Como era previsível, a chamada “Acção Humanitária” de ajuda à Venezuela já criou um clima de alta tensão e confronto na fronteira daquele país com o Brasil. Até ao momento, há pelos menos dois mortos e dezenas de feridos. Nas próximas horas, a situação pode agravar-se ainda mais.
Os acontecimentos desenrolam-se aparentemente de acordo com um cenário traçado que visa desde o início provocar um incidente de alta letalidade que atice ainda mais os ânimos e crie no plano internacional ambiente favorável a uma intervenção externa comandada directa ou indirectamente pelos EUA ou – numa versão mais benigna – acabe por dividir os militares venezuelanos e encorajá-los a dar um golpe contra Maduro.
A situação humanitária na Venezuela é grave e Maduro tem nisso certamente muita responsabilidade. Mas a verdade é que aos seus erros e à sua repressão, também se juntaram as sanções económicas impostas por Washington.
Em qualquer caso, a via que está a ser seguida não se sustenta à luz do direito internacional. A prática consagrada até agora nesse plano sempre foi a de os países reconhecerem quem controla o aparelho de Estado. Ao decidirem quebrar com essa regra, algumas dezenas de países – mas não a maioria e não alguns dos maiores e mais poderosos como a China e a Rússia – abriram um precedente grave que só pode estimular os confrontos.
Tal decisão não anula, entretanto, as normas do direito internacional vigentes, incluindo a Carta da ONU, que claramente estipula que os países se devem abster do uso da força ou da sua ameaça.
Noutros lugares de tão grandes ou maiores violações dos direitos humanos – Gaza, Iémen – não há este tipo de acção organizada
Que estamos perante uma clara violação do direito internacional prova-o o próprio facto de as grandes agências internacionais de ajuda humanitária não estarem envolvidas na acção em curso, que é apenas promovida pelos EUA com a ajuda, agora, do Brasil de Bolsonaro e da Colômbia.

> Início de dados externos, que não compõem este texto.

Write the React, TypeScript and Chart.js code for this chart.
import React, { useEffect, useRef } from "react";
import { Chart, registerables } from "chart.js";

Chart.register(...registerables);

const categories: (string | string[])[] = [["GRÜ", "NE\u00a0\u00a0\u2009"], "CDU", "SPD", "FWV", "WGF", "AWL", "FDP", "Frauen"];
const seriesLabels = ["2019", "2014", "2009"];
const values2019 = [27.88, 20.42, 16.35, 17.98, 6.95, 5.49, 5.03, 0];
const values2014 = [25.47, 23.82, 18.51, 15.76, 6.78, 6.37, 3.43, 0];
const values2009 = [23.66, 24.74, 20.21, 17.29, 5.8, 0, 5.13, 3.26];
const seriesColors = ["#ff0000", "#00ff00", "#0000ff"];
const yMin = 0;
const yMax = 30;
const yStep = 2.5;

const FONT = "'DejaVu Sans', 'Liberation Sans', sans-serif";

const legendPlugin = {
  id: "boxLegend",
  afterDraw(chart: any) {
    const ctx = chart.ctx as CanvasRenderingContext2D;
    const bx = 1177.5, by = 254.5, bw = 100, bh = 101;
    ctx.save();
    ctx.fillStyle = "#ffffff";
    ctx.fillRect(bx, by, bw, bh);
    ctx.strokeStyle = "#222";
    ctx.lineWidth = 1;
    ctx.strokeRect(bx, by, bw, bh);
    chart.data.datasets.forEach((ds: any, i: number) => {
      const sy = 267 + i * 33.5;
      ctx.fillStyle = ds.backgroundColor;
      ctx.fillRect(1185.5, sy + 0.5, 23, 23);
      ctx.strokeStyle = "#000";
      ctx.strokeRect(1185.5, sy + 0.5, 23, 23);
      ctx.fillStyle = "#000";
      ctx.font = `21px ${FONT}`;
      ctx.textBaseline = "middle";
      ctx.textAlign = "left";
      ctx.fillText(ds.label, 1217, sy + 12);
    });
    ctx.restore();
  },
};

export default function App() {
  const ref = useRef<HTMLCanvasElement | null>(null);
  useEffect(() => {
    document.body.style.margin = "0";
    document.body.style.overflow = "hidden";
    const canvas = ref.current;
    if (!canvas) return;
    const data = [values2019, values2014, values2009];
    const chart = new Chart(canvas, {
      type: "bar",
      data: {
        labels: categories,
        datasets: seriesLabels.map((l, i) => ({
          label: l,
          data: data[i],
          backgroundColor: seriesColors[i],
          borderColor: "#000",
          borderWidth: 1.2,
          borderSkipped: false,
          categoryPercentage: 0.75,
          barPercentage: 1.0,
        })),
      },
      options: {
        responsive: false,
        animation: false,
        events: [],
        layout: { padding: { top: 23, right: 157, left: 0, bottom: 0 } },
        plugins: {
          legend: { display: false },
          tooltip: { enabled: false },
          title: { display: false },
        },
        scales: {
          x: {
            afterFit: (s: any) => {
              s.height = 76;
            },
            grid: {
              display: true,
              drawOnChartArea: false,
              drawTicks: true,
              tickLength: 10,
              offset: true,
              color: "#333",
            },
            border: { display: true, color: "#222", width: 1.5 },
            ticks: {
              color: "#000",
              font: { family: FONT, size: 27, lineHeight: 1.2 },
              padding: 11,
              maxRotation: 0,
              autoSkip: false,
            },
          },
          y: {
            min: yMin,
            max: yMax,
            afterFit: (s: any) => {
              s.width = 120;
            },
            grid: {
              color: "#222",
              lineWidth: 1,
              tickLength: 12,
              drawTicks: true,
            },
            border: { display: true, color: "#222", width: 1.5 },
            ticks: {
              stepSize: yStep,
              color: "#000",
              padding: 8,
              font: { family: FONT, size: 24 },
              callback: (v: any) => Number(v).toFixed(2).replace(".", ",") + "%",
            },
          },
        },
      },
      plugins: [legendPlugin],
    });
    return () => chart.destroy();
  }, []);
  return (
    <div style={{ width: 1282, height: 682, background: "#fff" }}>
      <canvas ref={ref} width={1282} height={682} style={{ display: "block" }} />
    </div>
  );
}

Se o objectivo fosse de facto ajudar os venezuelanos, havia certamente outras formas de fazer chegar a ajuda sem correr o risco de provocar incidentes sangrentos. O objectivo é claramente político e o que está em causa é obviamente o petróleo.
Noutros lugares de tão grandes ou maiores violações dos direitos humanos – Gaza, Iémen, por exemplo – não há este tipo de acção organizada.

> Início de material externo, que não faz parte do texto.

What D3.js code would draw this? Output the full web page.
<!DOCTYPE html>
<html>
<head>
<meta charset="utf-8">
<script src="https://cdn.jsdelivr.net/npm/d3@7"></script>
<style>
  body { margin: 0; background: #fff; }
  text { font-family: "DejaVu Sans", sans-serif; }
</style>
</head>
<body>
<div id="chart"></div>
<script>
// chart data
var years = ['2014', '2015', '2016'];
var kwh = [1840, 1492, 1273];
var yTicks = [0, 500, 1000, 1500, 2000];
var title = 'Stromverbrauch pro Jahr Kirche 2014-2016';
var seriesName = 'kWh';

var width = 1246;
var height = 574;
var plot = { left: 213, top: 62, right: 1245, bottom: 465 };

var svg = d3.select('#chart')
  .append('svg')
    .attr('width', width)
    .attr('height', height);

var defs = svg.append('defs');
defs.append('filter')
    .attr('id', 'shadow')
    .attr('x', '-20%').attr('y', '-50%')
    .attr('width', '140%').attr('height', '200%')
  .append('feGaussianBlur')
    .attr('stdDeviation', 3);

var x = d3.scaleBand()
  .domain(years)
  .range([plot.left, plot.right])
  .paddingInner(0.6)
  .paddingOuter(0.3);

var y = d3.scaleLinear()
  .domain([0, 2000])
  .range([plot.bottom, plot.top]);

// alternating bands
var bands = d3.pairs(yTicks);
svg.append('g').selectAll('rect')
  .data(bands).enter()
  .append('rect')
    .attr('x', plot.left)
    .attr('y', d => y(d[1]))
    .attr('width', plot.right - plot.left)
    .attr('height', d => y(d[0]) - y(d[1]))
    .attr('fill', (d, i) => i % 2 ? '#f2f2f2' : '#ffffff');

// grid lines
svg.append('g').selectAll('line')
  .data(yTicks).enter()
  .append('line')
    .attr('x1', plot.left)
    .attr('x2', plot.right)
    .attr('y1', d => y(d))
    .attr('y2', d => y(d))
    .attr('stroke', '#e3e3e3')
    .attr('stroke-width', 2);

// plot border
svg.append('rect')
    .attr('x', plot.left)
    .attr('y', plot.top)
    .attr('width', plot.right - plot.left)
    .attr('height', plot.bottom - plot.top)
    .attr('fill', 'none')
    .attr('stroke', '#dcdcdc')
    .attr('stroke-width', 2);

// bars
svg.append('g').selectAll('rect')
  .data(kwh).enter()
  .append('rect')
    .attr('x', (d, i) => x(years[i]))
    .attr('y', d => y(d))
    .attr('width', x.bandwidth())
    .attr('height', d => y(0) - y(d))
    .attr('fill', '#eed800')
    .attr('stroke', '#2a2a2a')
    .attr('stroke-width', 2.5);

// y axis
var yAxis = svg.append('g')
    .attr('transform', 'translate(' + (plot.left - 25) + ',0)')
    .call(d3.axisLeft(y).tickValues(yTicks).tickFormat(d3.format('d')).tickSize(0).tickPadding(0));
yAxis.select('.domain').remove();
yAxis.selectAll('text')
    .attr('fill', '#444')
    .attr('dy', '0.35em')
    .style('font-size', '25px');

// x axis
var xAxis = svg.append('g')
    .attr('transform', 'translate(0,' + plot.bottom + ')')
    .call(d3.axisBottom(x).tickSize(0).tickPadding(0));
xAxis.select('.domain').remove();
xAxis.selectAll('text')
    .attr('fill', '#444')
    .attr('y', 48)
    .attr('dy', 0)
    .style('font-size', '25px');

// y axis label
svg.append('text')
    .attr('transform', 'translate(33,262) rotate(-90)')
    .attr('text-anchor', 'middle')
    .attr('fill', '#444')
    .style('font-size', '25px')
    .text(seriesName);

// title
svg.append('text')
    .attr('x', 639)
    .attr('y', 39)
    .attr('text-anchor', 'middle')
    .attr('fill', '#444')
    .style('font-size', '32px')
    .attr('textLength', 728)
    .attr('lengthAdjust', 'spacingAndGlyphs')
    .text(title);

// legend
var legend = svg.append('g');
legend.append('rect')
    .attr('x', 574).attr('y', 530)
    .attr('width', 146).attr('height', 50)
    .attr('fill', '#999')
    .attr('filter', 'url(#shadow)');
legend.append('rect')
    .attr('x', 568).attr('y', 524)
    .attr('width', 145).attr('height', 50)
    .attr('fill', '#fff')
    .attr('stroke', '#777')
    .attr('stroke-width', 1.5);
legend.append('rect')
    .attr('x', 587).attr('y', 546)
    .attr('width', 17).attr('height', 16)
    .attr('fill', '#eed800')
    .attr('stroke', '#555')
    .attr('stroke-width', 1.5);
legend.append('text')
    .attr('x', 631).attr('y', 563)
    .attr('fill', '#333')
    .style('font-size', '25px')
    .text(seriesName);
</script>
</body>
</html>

Em resumo – Não há qualquer mandato da ONU para o que se está a passar e as próprias regras da ajuda humanitária proíbem o uso de ações de ajuda com fins políticos.
Não concordo, portanto, com a fórmula adoptada. Mas isso não faz de mim um apoiante de Maduro.
Essa táctica do quem não está connosco está contra nós foi usada durante séculos e mais recentemente na guerra do Iraque, com as consequências catastróficas que se conhecem, de que a Europa ainda está hoje a colher os amargos frutos.
Agora, os dados estão lançados – resta esperar que haja um mínimo de bom senso de parte a parte e seja ainda possível evitar uma grande tragédia.
Infelizmente a situação no plano internacional- é o mínimo que se pode dizer – não é encorajadora. Desde pelo menos a Guerra do Iraque está criado um clima de vale tudo em que se desrespeitam abertamente os tratados internacionais e as normas mais elementares da convivência humana, numa espécie de vertigem de encantamento pelas medidas de força e violência. Começam a cair os tratatos. A continuar assim, isso só pode significar uma coisa – uma nova grande guerra.
A Europa, que poderia fazer a diferença, sucumbe uma e outra vez aos ditames americanos. E o secretário-geral da ONU, última instância do equilíbrio mundial e da paz, está pura e simplesmente ausente. Quem nos acode?